Wisdom is something we gain with time.  Getting educated is one thing; getting wise is something else.  You can finish your formal education, but you never finish getting wise.  Graduates don’t have one thing many employers want: experience.  Employers want your degree, but they want something more.  They want wisdom.

The Old Testament has a number of books often called the wisdom literature.  One is the book from which we hear today’s first reading, Proverbs.  As you would expect, most of the Book of Proverbs collects famous sayings, such as “Train children in the right way, and when old, they will not stray.”  It dips into the well of wisdom and hands it to the next generation.  Today’s first reading says that wisdom was there before God made the world – before there were depths and springs, before the mountains and clods of earth, before the oceans and the stars.  Before God created anything, wisdom was there, at God’s side.

We hear this passage on Trinity Sunday because of traditions that equate this wisdom either with the Holy Spirit or with Jesus Christ, whom Saint Paul called the Wisdom of God.  The beginning of John’s gospel puts it this way: “In the beginning was the Word, and the Word was with God and the Word was God.”  Then John says, “the Word became flesh and dwelled among us.”  One way of thinking about the Holy Spirit or about Christ is that he is God’s wisdom, present from before the beginning, the one who helped order the world the way it is.  When we follow Christ or receive the Holy Spirit, we partake in God’s wisdom from its very source.

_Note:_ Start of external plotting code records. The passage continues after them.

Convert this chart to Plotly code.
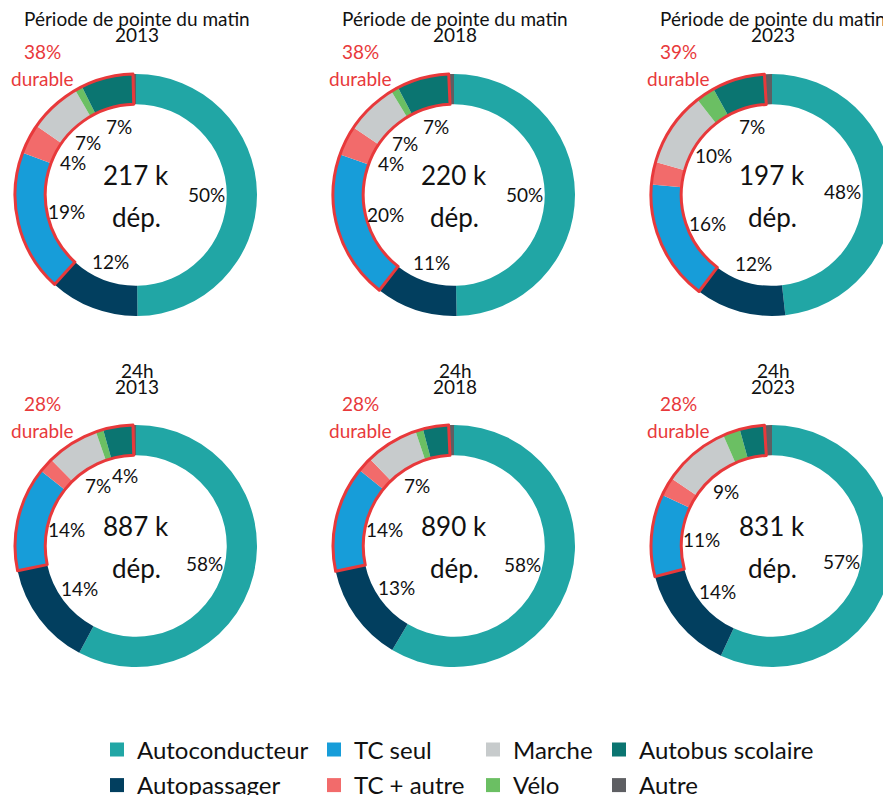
import plotly.graph_objects as go
import math

W, H = 891, 795
OFF = 8  # the page body adds an 8px margin around the figure

modes = ["Autoconducteur", "Autopassager", "TC seul", "TC + autre",
         "Marche", "Vélo", "Autobus scolaire", "Autre"]
colors = ["#21a6a5", "#023f5f", "#179dd9", "#f26b6b",
          "#c7cbcc", "#6bbf63", "#0b7571", "#5e5f63"]
is_durable = [False, False, True, True, True, True, True, False]
RED = "#e8393b"

panel_periods = ["Période de pointe du matin"] * 3 + ["24h"] * 3
panel_years = ["2013", "2018", "2023", "2013", "2018", "2023"]
panel_totals = ["217 k", "220 k", "197 k", "887 k", "890 k", "831 k"]
panel_durable = ["38%", "38%", "39%", "28%", "28%", "28%"]

ppm_2013 = [50, 12, 19, 4, 7, 1, 7, 0.4]
ppm_2018 = [50, 11, 20, 4, 7, 1, 7, 0.7]
ppm_2023 = [48, 12, 16, 3, 10, 2.5, 7, 1]
j24_2013 = [58, 14, 14, 2, 7, 1, 4, 0.4]
j24_2018 = [58, 13, 14, 2, 7, 1, 3.4, 0.7]
j24_2023 = [57, 14, 11, 2.5, 9, 2.3, 3.3, 1]
shares = [ppm_2013, ppm_2018, ppm_2023, j24_2013, j24_2018, j24_2023]

FONT = "Lato"
centers_x = [136, 454, 772]
centers_y = [195, 546]
R = 121
HOLE = 0.75
LABEL_R = 71


def X(px):
    return (px - OFF) / W


def Y(py):
    return 1 - (py - OFF) / H


def text_ann(px, py, text, size, color="#111111"):
    return dict(x=X(px), y=Y(py), xref="paper", yref="paper", text=text,
                showarrow=False, xanchor="center", yanchor="middle",
                font=dict(family=FONT, size=size, color=color))


fig = go.Figure()
ann = []
for i, vals in enumerate(shares):
    cx = centers_x[i % 3]
    cy = centers_y[i // 3]
    dom = dict(x=[max(X(cx - R), 0), min(X(cx + R), 1)], y=[Y(cy + R), Y(cy - R)])
    fig.add_trace(go.Pie(
        values=vals, labels=modes, sort=False, direction="clockwise", rotation=0,
        hole=HOLE, domain=dom, textinfo="none", showlegend=False,
        marker=dict(colors=colors, line=dict(width=0)),
        hovertemplate="%{label}: %{value}%<extra></extra>"))
    auto = vals[0] + vals[1]
    dur = sum(v for v, d in zip(vals, is_durable) if d)
    other = vals[7]
    fig.add_trace(go.Pie(
        values=[auto, dur, other], labels=["_auto", "_durable", "_autre"],
        sort=False, direction="clockwise", rotation=0, hole=HOLE, domain=dom,
        textinfo="none", showlegend=False, hoverinfo="skip",
        marker=dict(colors=["rgba(0,0,0,0)"] * 3,
                    line=dict(color=["rgba(0,0,0,0)", RED, "rgba(0,0,0,0)"],
                              width=[0, 3, 0]))))
    total = sum(vals)
    cum = 0
    for v in vals:
        mid = (cum + v / 2) / total
        cum += v
        if v < 3.5:
            continue
        th = 2 * math.pi * mid
        px = cx + LABEL_R * math.sin(th)
        py = cy - LABEL_R * math.cos(th)
        ann.append(text_ann(px, py, f"{round(v)}%", 19))
    ann.append(text_ann(cx, cy - 20, panel_totals[i], 26))
    ann.append(text_ann(cx, cy + 22, "dép.", 26))
    ann.append(text_ann(cx + 1, cy - 176, panel_periods[i], 19))
    ann.append(text_ann(cx + 1, cy - 160, panel_years[i], 19))
    ann.append(text_ann(cx - 94, cy - 143, panel_durable[i], 19, RED))
    ann.append(text_ann(cx - 94, cy - 116, "durable", 19, RED))

legend_x = [97, 314, 473, 599]
legend_y = [750, 785.5]
layout_legends = {}
for k, (m, c) in enumerate(zip(modes, colors)):
    col, row = k // 2, k % 2
    name = "legend" if k == 0 else f"legend{k + 1}"
    fig.add_trace(go.Scatter(x=[None], y=[None], mode="markers", name=m,
                             marker=dict(symbol="square", size=14, color=c),
                             legend=name, showlegend=True, hoverinfo="skip"))
    layout_legends[name] = dict(x=X(legend_x[col]), y=Y(legend_y[row]),
                                xref="paper", yref="paper",
                                xanchor="left", yanchor="middle",
                                bgcolor="rgba(0,0,0,0)", borderwidth=0,
                                font=dict(family=FONT, size=24, color="#111111"))

fig.update_layout(
    width=W, height=H,
    margin=dict(l=0, r=0, t=0, b=0, autoexpand=False),
    paper_bgcolor="white", plot_bgcolor="white",
    xaxis=dict(visible=False), yaxis=dict(visible=False),
    annotations=ann,
    font=dict(family=FONT),
    **layout_legends,
)
fig.write_html("out.html")
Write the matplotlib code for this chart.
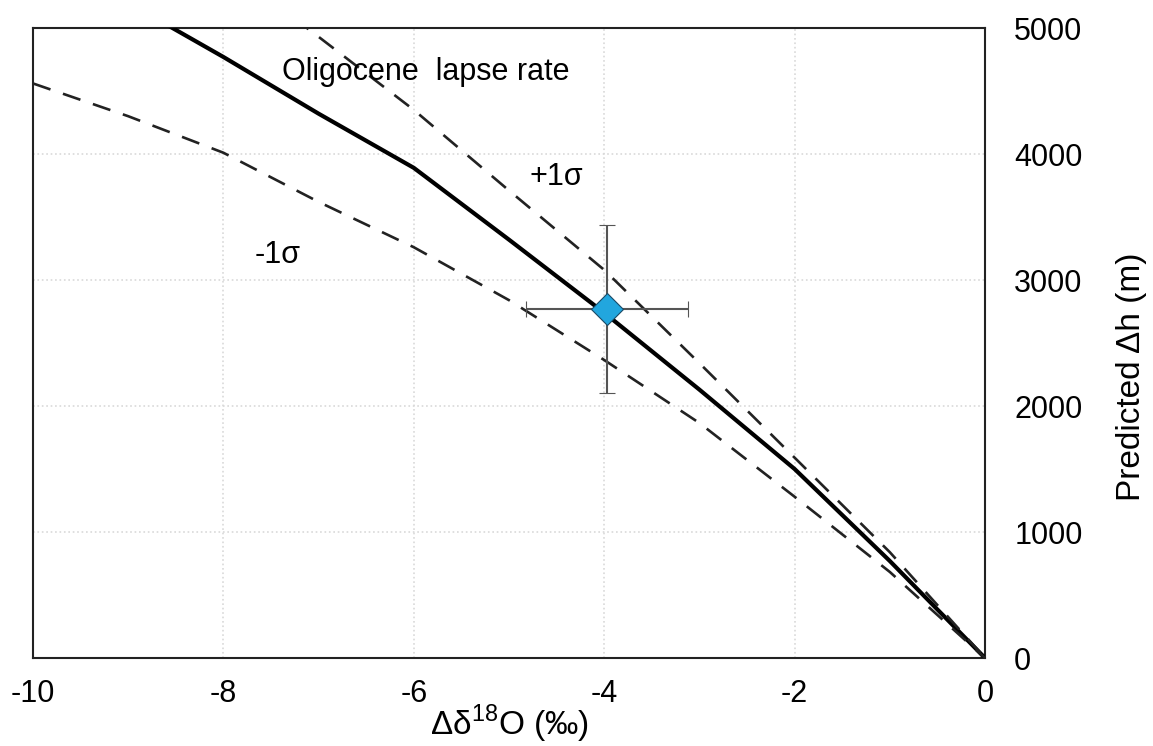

Everybody would like to be wise – to have just the right thing to say when we are put on the spot, to pass exams and impress teachers, to know how to advise the people we love who come to us with problems, and to handle global issues like world peace, the end of hunger, and stopping the flow of oil from the Gulf of Mexico.  World events and personal events remind us time and again that we may be well educated, but we are not yet fully wise.  Still, we are getting there.  In Christ we come to know how and why God made us.  We get the hang of it – we do not know it all.  Incomplete knowledge is the very place where faith lives.  Even people who say they have no faith face the mysteries of life and death, trust and love, right and wrong.  Some of them confuse lack of wisdom with lack of faith.  It’s not that they don’t believe things; they just dwell in a deeper mystery.  In faith we draw closer to the source of wisdom.  We are never fully wise, but we are getting there by faith.